На противоположном берегу широкий луг, а за ним невысокие холмы, поросшие лесом. Там виднелись кое-где развалины старых железобетонных сооружений.

— Сколько орудий на прямой наводке? — спросил я начальника артиллерии полка старшего лейтенанта В. Ф. Осиповича.

— Все двенадцать.

— Как с боеприпасами?

— Один боекомплект[1]. Снаряды выложены у орудий.

Мы выбрали себе наблюдательный пункт на краю леса, против моста через реку, поблизости от наблюдательного пункта командира 228-го полка подполковника Г. К. Чаганавы. К Щаре начали подходить батареи 122-миллиметровых гаубиц 1-го и 2-го дивизионов 141-го артполка, снятые с закрытых позиций.

Командир 1-го дивизиона капитан П. М. Бельдиев вместе с командирами батарей старшими лейтенантами Востряковым, Суманеевым и Нуцубидзе быстро выбрали огневые позиции на опушке леса; две батареи разместились справа от шоссе, одна — слева. Всего для ведения огня прямой наводкой было выставлено двадцать восемь орудий. Орудийные расчеты спешно готовились к стрельбе.

Проверить готовность обороны приехал сам полковник Семенов. Мы прошли с ним вдоль фронта. Батареи стояли поблизости одна от другой: мы сосредоточили всю артиллерию на отрезке около одного километра.

Я думал, что немецкие танки не смогут прорвать такой плотный боевой порядок.

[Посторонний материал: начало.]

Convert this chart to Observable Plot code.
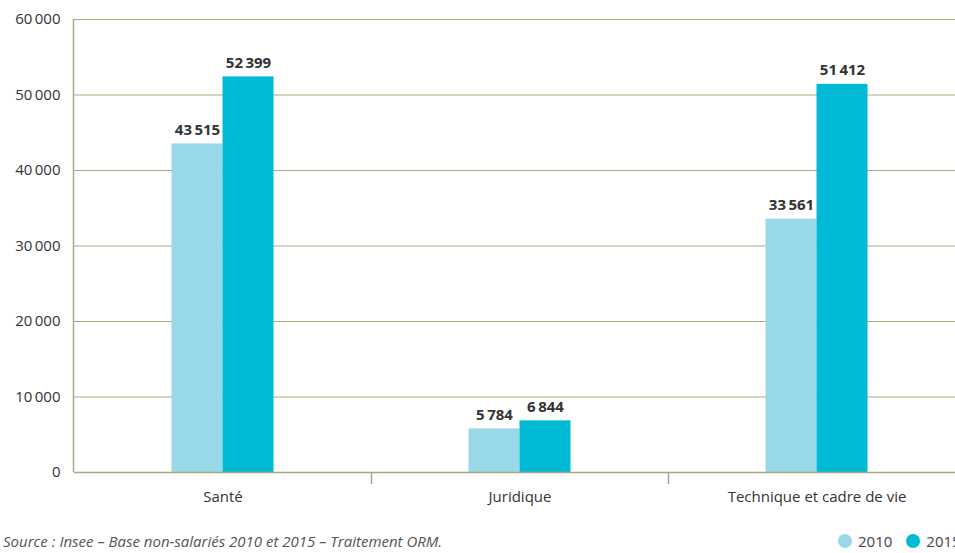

Создавать противотанковую оборону на более широком фронте мне казалось нецелесообразным, так как густой лес и заболоченная пойма реки на наших флангах были почти непроходимы для гусеничных машин.

вернуться

1

Для 45-, 122- и 152-миллиметровых орудий один боекомплект соответственно составлял 200, 80 и 60 снарядов.